» Set exercise
Give back the full listing verbatim, apart from its images.

» Dataset extract
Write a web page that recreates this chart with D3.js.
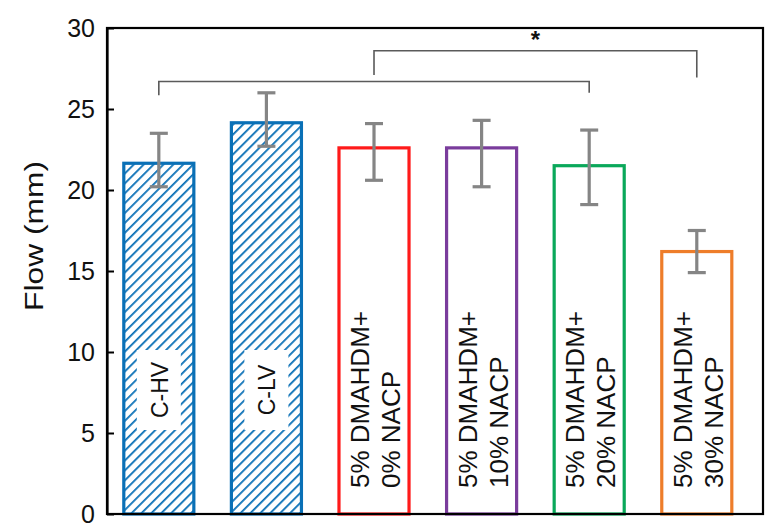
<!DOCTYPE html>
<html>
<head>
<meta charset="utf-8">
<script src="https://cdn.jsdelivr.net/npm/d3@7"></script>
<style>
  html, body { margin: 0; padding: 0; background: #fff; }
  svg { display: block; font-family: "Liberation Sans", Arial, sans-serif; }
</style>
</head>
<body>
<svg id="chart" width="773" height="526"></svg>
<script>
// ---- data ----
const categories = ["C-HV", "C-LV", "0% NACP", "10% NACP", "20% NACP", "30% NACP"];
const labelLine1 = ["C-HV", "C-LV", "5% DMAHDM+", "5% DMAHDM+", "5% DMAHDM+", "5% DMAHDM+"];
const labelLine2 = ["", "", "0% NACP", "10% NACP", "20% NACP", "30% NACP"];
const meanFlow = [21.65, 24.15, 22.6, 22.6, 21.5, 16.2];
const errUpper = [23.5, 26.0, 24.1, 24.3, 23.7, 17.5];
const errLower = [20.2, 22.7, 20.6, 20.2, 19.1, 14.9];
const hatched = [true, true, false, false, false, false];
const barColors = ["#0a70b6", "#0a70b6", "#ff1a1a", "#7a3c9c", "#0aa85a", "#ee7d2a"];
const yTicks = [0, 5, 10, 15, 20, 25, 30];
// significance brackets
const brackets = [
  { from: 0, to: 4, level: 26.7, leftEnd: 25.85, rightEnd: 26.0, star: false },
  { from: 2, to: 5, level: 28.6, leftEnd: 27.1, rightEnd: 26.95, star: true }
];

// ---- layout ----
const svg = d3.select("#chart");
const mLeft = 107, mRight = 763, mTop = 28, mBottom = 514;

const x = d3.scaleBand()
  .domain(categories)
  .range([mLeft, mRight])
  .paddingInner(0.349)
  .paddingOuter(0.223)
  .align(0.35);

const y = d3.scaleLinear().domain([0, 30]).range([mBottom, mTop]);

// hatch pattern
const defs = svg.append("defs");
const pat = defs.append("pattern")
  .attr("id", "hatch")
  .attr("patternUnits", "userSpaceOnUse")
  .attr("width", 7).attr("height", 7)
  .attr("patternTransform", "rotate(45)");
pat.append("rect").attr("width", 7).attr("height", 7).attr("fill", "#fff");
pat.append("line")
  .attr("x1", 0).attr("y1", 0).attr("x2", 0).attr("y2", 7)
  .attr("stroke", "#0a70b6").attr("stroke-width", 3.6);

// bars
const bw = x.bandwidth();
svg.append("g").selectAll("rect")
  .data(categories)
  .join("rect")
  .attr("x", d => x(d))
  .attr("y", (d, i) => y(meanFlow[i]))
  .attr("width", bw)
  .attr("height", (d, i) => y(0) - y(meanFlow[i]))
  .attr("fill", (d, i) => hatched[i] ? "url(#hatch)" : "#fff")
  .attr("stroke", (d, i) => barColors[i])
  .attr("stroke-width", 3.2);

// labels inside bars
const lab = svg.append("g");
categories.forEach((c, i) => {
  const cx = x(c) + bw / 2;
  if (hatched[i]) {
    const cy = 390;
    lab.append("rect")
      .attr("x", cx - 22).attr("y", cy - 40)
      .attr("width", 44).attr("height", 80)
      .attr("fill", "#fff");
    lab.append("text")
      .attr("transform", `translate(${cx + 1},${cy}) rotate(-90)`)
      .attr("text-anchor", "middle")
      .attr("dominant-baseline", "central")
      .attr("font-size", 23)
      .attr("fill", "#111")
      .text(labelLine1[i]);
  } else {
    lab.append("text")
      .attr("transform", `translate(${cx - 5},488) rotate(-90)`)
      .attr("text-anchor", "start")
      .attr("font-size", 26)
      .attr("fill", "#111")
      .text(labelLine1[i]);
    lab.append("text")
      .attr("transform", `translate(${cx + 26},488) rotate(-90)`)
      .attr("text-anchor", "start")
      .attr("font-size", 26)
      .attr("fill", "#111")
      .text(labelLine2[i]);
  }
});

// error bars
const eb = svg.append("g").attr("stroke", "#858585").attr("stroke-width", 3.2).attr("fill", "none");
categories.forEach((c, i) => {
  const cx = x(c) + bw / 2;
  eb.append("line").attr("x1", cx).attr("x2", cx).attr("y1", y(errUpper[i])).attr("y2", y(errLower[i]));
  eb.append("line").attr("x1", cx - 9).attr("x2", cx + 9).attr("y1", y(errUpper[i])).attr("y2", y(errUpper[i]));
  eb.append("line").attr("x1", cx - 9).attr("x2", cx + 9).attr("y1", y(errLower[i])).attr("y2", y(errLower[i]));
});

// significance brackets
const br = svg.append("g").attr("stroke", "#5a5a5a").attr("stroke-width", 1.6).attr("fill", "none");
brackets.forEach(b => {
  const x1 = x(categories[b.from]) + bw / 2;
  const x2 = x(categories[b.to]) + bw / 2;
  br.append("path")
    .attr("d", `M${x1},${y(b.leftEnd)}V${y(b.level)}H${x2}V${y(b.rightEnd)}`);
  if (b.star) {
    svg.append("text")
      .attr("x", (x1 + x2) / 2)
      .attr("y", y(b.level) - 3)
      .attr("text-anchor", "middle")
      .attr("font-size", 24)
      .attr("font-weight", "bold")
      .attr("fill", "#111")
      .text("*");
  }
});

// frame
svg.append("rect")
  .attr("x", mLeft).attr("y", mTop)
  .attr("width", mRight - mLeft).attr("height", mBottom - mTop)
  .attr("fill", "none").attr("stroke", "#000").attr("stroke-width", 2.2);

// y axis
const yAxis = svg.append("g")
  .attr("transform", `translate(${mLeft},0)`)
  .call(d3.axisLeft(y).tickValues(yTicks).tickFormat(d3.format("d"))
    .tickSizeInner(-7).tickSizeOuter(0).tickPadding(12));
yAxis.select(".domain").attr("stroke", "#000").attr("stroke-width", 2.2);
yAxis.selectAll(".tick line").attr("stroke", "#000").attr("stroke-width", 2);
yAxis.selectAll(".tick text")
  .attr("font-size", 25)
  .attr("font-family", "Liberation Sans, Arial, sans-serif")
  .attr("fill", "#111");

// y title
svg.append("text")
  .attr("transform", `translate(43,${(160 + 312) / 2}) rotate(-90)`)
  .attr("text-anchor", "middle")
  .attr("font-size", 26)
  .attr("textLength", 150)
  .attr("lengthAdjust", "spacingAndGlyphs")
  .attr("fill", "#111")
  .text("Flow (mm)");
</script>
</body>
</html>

» Solution for this task
Write a web page that recreates this chart with D3.js.
<!DOCTYPE html>
<html>
<head>
<meta charset="utf-8">
<script src="https://cdn.jsdelivr.net/npm/d3@7"></script>
<style>
  html, body { margin: 0; padding: 0; background: #fff; }
  svg { display: block; font-family: "Liberation Sans", Arial, sans-serif; }
</style>
</head>
<body>
<svg id="chart" width="773" height="526"></svg>
<script>
// ---- data ----
const categories = ["C-HV", "C-LV", "0% NACP", "10% NACP", "20% NACP", "30% NACP"];
const labelLine1 = ["C-HV", "C-LV", "5% DMAHDM+", "5% DMAHDM+", "5% DMAHDM+", "5% DMAHDM+"];
const labelLine2 = ["", "", "0% NACP", "10% NACP", "20% NACP", "30% NACP"];
const meanFlow = [21.65, 24.15, 22.6, 22.6, 21.5, 16.2];
const errUpper = [23.5, 26.0, 24.1, 24.3, 23.7, 17.5];
const errLower = [20.2, 22.7, 20.6, 20.2, 19.1, 14.9];
const hatched = [true, true, false, false, false, false];
const barColors = ["#0a70b6", "#0a70b6", "#ff1a1a", "#7a3c9c", "#0aa85a", "#ee7d2a"];
const yTicks = [0, 5, 10, 15, 20, 25, 30];
// significance brackets
const brackets = [
  { from: 0, to: 4, level: 26.7, leftEnd: 25.85, rightEnd: 26.0, star: false },
  { from: 2, to: 5, level: 28.6, leftEnd: 27.1, rightEnd: 26.95, star: true }
];

// ---- layout ----
const svg = d3.select("#chart");
const mLeft = 107, mRight = 763, mTop = 28, mBottom = 514;

const x = d3.scaleBand()
  .domain(categories)
  .range([mLeft, mRight])
  .paddingInner(0.349)
  .paddingOuter(0.223)
  .align(0.35);

const y = d3.scaleLinear().domain([0, 30]).range([mBottom, mTop]);

// hatch pattern
const defs = svg.append("defs");
const pat = defs.append("pattern")
  .attr("id", "hatch")
  .attr("patternUnits", "userSpaceOnUse")
  .attr("width", 7).attr("height", 7)
  .attr("patternTransform", "rotate(45)");
pat.append("rect").attr("width", 7).attr("height", 7).attr("fill", "#fff");
pat.append("line")
  .attr("x1", 0).attr("y1", 0).attr("x2", 0).attr("y2", 7)
  .attr("stroke", "#0a70b6").attr("stroke-width", 3.6);

// bars
const bw = x.bandwidth();
svg.append("g").selectAll("rect")
  .data(categories)
  .join("rect")
  .attr("x", d => x(d))
  .attr("y", (d, i) => y(meanFlow[i]))
  .attr("width", bw)
  .attr("height", (d, i) => y(0) - y(meanFlow[i]))
  .attr("fill", (d, i) => hatched[i] ? "url(#hatch)" : "#fff")
  .attr("stroke", (d, i) => barColors[i])
  .attr("stroke-width", 3.2);

// labels inside bars
const lab = svg.append("g");
categories.forEach((c, i) => {
  const cx = x(c) + bw / 2;
  if (hatched[i]) {
    const cy = 390;
    lab.append("rect")
      .attr("x", cx - 22).attr("y", cy - 40)
      .attr("width", 44).attr("height", 80)
      .attr("fill", "#fff");
    lab.append("text")
      .attr("transform", `translate(${cx + 1},${cy}) rotate(-90)`)
      .attr("text-anchor", "middle")
      .attr("dominant-baseline", "central")
      .attr("font-size", 23)
      .attr("fill", "#111")
      .text(labelLine1[i]);
  } else {
    lab.append("text")
      .attr("transform", `translate(${cx - 5},488) rotate(-90)`)
      .attr("text-anchor", "start")
      .attr("font-size", 26)
      .attr("fill", "#111")
      .text(labelLine1[i]);
    lab.append("text")
      .attr("transform", `translate(${cx + 26},488) rotate(-90)`)
      .attr("text-anchor", "start")
      .attr("font-size", 26)
      .attr("fill", "#111")
      .text(labelLine2[i]);
  }
});

// error bars
const eb = svg.append("g").attr("stroke", "#858585").attr("stroke-width", 3.2).attr("fill", "none");
categories.forEach((c, i) => {
  const cx = x(c) + bw / 2;
  eb.append("line").attr("x1", cx).attr("x2", cx).attr("y1", y(errUpper[i])).attr("y2", y(errLower[i]));
  eb.append("line").attr("x1", cx - 9).attr("x2", cx + 9).attr("y1", y(errUpper[i])).attr("y2", y(errUpper[i]));
  eb.append("line").attr("x1", cx - 9).attr("x2", cx + 9).attr("y1", y(errLower[i])).attr("y2", y(errLower[i]));
});

// significance brackets
const br = svg.append("g").attr("stroke", "#5a5a5a").attr("stroke-width", 1.6).attr("fill", "none");
brackets.forEach(b => {
  const x1 = x(categories[b.from]) + bw / 2;
  const x2 = x(categories[b.to]) + bw / 2;
  br.append("path")
    .attr("d", `M${x1},${y(b.leftEnd)}V${y(b.level)}H${x2}V${y(b.rightEnd)}`);
  if (b.star) {
    svg.append("text")
      .attr("x", (x1 + x2) / 2)
      .attr("y", y(b.level) - 3)
      .attr("text-anchor", "middle")
      .attr("font-size", 24)
      .attr("font-weight", "bold")
      .attr("fill", "#111")
      .text("*");
  }
});

// frame
svg.append("rect")
  .attr("x", mLeft).attr("y", mTop)
  .attr("width", mRight - mLeft).attr("height", mBottom - mTop)
  .attr("fill", "none").attr("stroke", "#000").attr("stroke-width", 2.2);

// y axis
const yAxis = svg.append("g")
  .attr("transform", `translate(${mLeft},0)`)
  .call(d3.axisLeft(y).tickValues(yTicks).tickFormat(d3.format("d"))
    .tickSizeInner(-7).tickSizeOuter(0).tickPadding(12));
yAxis.select(".domain").attr("stroke", "#000").attr("stroke-width", 2.2);
yAxis.selectAll(".tick line").attr("stroke", "#000").attr("stroke-width", 2);
yAxis.selectAll(".tick text")
  .attr("font-size", 25)
  .attr("font-family", "Liberation Sans, Arial, sans-serif")
  .attr("fill", "#111");

// y title
svg.append("text")
  .attr("transform", `translate(43,${(160 + 312) / 2}) rotate(-90)`)
  .attr("text-anchor", "middle")
  .attr("font-size", 26)
  .attr("textLength", 150)
  .attr("lengthAdjust", "spacingAndGlyphs")
  .attr("fill", "#111")
  .text("Flow (mm)");
</script>
</body>
</html>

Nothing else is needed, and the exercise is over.